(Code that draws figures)
::::::::::

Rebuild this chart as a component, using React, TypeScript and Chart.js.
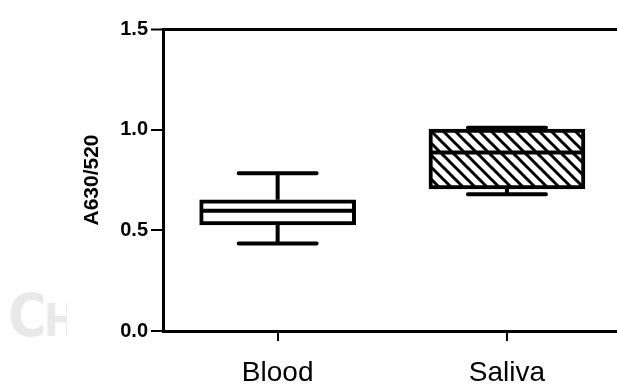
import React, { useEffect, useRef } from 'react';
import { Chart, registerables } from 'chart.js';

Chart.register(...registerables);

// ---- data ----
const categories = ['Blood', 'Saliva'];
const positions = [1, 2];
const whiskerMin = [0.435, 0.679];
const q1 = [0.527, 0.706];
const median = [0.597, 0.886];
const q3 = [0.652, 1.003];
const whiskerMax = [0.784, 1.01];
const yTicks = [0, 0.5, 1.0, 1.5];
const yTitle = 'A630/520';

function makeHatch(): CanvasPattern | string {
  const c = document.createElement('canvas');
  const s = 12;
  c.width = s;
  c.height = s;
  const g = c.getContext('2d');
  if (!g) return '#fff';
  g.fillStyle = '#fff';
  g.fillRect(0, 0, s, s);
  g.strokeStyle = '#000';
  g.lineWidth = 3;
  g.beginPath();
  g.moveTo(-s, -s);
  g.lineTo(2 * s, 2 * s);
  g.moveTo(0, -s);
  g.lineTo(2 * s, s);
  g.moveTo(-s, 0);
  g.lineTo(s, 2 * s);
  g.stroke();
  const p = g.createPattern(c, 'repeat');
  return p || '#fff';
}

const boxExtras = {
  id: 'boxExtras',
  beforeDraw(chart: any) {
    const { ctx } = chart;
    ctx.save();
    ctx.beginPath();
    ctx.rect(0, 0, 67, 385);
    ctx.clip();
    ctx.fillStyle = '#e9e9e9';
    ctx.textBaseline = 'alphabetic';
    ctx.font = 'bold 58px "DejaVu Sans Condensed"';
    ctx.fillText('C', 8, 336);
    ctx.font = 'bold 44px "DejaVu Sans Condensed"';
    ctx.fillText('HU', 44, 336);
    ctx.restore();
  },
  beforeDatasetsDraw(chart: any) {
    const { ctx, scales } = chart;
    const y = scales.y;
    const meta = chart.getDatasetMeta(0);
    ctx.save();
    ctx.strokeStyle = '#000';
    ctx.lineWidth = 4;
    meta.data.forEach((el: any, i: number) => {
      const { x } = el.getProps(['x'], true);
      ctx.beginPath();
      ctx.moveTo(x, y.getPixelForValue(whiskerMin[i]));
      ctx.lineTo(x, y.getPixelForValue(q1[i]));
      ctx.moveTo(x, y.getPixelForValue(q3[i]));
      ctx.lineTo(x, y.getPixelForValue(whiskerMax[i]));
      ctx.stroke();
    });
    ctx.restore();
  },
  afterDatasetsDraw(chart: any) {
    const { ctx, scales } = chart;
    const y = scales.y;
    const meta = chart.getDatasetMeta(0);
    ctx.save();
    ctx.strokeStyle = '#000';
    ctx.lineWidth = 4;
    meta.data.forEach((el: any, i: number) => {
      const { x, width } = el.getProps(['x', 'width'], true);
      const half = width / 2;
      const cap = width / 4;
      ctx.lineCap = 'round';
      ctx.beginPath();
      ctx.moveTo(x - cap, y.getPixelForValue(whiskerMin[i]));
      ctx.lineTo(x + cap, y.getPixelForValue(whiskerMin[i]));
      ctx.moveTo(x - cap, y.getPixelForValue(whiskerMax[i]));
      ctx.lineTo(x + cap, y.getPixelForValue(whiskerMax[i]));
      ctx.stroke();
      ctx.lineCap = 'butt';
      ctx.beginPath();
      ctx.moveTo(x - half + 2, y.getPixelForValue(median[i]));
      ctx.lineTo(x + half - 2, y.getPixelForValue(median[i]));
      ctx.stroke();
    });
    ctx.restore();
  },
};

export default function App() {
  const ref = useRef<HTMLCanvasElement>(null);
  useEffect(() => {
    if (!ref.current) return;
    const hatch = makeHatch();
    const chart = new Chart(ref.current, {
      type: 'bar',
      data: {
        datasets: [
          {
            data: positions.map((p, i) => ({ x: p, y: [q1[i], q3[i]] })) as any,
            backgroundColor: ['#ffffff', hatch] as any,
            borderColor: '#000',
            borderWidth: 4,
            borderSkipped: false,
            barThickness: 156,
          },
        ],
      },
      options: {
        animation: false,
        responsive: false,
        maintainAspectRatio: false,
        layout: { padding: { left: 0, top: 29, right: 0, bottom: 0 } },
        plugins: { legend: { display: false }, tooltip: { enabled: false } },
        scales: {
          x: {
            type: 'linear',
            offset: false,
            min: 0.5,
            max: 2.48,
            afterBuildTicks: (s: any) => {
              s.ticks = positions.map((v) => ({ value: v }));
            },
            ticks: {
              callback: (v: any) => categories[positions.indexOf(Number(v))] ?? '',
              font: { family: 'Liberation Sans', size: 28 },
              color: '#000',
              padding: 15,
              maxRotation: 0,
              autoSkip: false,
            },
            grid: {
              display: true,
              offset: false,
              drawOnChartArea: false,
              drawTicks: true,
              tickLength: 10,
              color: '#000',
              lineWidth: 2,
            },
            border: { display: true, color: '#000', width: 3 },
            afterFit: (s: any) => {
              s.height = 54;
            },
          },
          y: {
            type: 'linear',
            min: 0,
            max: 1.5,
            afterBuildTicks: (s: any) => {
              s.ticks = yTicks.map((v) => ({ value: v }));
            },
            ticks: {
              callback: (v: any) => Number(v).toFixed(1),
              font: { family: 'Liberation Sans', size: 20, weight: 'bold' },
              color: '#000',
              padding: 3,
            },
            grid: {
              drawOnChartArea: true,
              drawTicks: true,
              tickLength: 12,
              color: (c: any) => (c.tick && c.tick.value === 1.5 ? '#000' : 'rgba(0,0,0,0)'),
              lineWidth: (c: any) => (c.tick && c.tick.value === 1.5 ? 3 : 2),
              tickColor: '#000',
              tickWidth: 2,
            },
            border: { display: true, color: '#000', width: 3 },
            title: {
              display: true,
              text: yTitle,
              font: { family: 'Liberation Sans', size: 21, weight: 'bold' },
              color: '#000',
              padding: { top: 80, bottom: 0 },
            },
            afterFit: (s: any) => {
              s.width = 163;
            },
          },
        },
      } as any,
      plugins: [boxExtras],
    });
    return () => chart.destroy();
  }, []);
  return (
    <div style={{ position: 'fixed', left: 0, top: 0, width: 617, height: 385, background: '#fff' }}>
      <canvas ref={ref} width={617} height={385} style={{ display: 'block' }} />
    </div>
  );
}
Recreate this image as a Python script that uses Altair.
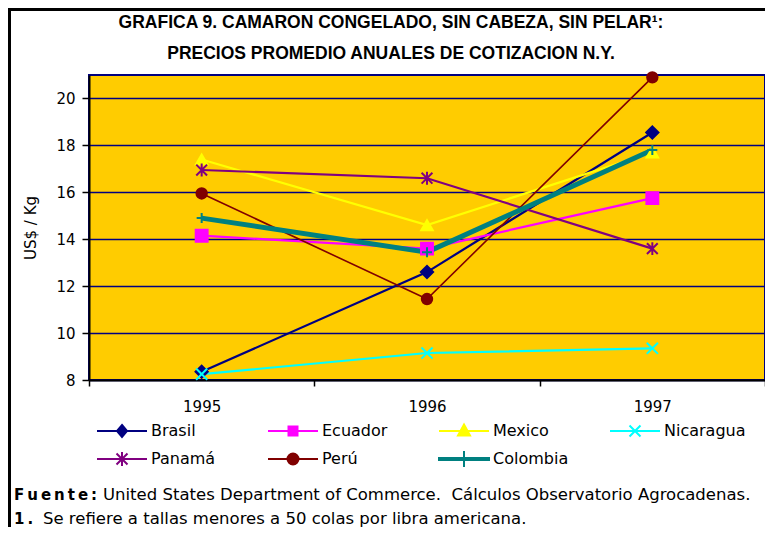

::::::::::

=== Directions ===
Transcribe the records word for word and include no pictures.

=== Reply ===
Rebuild this chart as a component, using React, TypeScript and Chart.js.
import React, { useEffect, useRef } from 'react';
import { Chart, registerables } from 'chart.js';

Chart.register(...registerables);

// ---- data ----
const categories = ['Blood', 'Saliva'];
const positions = [1, 2];
const whiskerMin = [0.435, 0.679];
const q1 = [0.527, 0.706];
const median = [0.597, 0.886];
const q3 = [0.652, 1.003];
const whiskerMax = [0.784, 1.01];
const yTicks = [0, 0.5, 1.0, 1.5];
const yTitle = 'A630/520';

function makeHatch(): CanvasPattern | string {
  const c = document.createElement('canvas');
  const s = 12;
  c.width = s;
  c.height = s;
  const g = c.getContext('2d');
  if (!g) return '#fff';
  g.fillStyle = '#fff';
  g.fillRect(0, 0, s, s);
  g.strokeStyle = '#000';
  g.lineWidth = 3;
  g.beginPath();
  g.moveTo(-s, -s);
  g.lineTo(2 * s, 2 * s);
  g.moveTo(0, -s);
  g.lineTo(2 * s, s);
  g.moveTo(-s, 0);
  g.lineTo(s, 2 * s);
  g.stroke();
  const p = g.createPattern(c, 'repeat');
  return p || '#fff';
}

const boxExtras = {
  id: 'boxExtras',
  beforeDraw(chart: any) {
    const { ctx } = chart;
    ctx.save();
    ctx.beginPath();
    ctx.rect(0, 0, 67, 385);
    ctx.clip();
    ctx.fillStyle = '#e9e9e9';
    ctx.textBaseline = 'alphabetic';
    ctx.font = 'bold 58px "DejaVu Sans Condensed"';
    ctx.fillText('C', 8, 336);
    ctx.font = 'bold 44px "DejaVu Sans Condensed"';
    ctx.fillText('HU', 44, 336);
    ctx.restore();
  },
  beforeDatasetsDraw(chart: any) {
    const { ctx, scales } = chart;
    const y = scales.y;
    const meta = chart.getDatasetMeta(0);
    ctx.save();
    ctx.strokeStyle = '#000';
    ctx.lineWidth = 4;
    meta.data.forEach((el: any, i: number) => {
      const { x } = el.getProps(['x'], true);
      ctx.beginPath();
      ctx.moveTo(x, y.getPixelForValue(whiskerMin[i]));
      ctx.lineTo(x, y.getPixelForValue(q1[i]));
      ctx.moveTo(x, y.getPixelForValue(q3[i]));
      ctx.lineTo(x, y.getPixelForValue(whiskerMax[i]));
      ctx.stroke();
    });
    ctx.restore();
  },
  afterDatasetsDraw(chart: any) {
    const { ctx, scales } = chart;
    const y = scales.y;
    const meta = chart.getDatasetMeta(0);
    ctx.save();
    ctx.strokeStyle = '#000';
    ctx.lineWidth = 4;
    meta.data.forEach((el: any, i: number) => {
      const { x, width } = el.getProps(['x', 'width'], true);
      const half = width / 2;
      const cap = width / 4;
      ctx.lineCap = 'round';
      ctx.beginPath();
      ctx.moveTo(x - cap, y.getPixelForValue(whiskerMin[i]));
      ctx.lineTo(x + cap, y.getPixelForValue(whiskerMin[i]));
      ctx.moveTo(x - cap, y.getPixelForValue(whiskerMax[i]));
      ctx.lineTo(x + cap, y.getPixelForValue(whiskerMax[i]));
      ctx.stroke();
      ctx.lineCap = 'butt';
      ctx.beginPath();
      ctx.moveTo(x - half + 2, y.getPixelForValue(median[i]));
      ctx.lineTo(x + half - 2, y.getPixelForValue(median[i]));
      ctx.stroke();
    });
    ctx.restore();
  },
};

export default function App() {
  const ref = useRef<HTMLCanvasElement>(null);
  useEffect(() => {
    if (!ref.current) return;
    const hatch = makeHatch();
    const chart = new Chart(ref.current, {
      type: 'bar',
      data: {
        datasets: [
          {
            data: positions.map((p, i) => ({ x: p, y: [q1[i], q3[i]] })) as any,
            backgroundColor: ['#ffffff', hatch] as any,
            borderColor: '#000',
            borderWidth: 4,
            borderSkipped: false,
            barThickness: 156,
          },
        ],
      },
      options: {
        animation: false,
        responsive: false,
        maintainAspectRatio: false,
        layout: { padding: { left: 0, top: 29, right: 0, bottom: 0 } },
        plugins: { legend: { display: false }, tooltip: { enabled: false } },
        scales: {
          x: {
            type: 'linear',
            offset: false,
            min: 0.5,
            max: 2.48,
            afterBuildTicks: (s: any) => {
              s.ticks = positions.map((v) => ({ value: v }));
            },
            ticks: {
              callback: (v: any) => categories[positions.indexOf(Number(v))] ?? '',
              font: { family: 'Liberation Sans', size: 28 },
              color: '#000',
              padding: 15,
              maxRotation: 0,
              autoSkip: false,
            },
            grid: {
              display: true,
              offset: false,
              drawOnChartArea: false,
              drawTicks: true,
              tickLength: 10,
              color: '#000',
              lineWidth: 2,
            },
            border: { display: true, color: '#000', width: 3 },
            afterFit: (s: any) => {
              s.height = 54;
            },
          },
          y: {
            type: 'linear',
            min: 0,
            max: 1.5,
            afterBuildTicks: (s: any) => {
              s.ticks = yTicks.map((v) => ({ value: v }));
            },
            ticks: {
              callback: (v: any) => Number(v).toFixed(1),
              font: { family: 'Liberation Sans', size: 20, weight: 'bold' },
              color: '#000',
              padding: 3,
            },
            grid: {
              drawOnChartArea: true,
              drawTicks: true,
              tickLength: 12,
              color: (c: any) => (c.tick && c.tick.value === 1.5 ? '#000' : 'rgba(0,0,0,0)'),
              lineWidth: (c: any) => (c.tick && c.tick.value === 1.5 ? 3 : 2),
              tickColor: '#000',
              tickWidth: 2,
            },
            border: { display: true, color: '#000', width: 3 },
            title: {
              display: true,
              text: yTitle,
              font: { family: 'Liberation Sans', size: 21, weight: 'bold' },
              color: '#000',
              padding: { top: 80, bottom: 0 },
            },
            afterFit: (s: any) => {
              s.width = 163;
            },
          },
        },
      } as any,
      plugins: [boxExtras],
    });
    return () => chart.destroy();
  }, []);
  return (
    <div style={{ position: 'fixed', left: 0, top: 0, width: 617, height: 385, background: '#fff' }}>
      <canvas ref={ref} width={617} height={385} style={{ display: 'block' }} />
    </div>
  );
}
Recreate this image as a Python script that uses Altair.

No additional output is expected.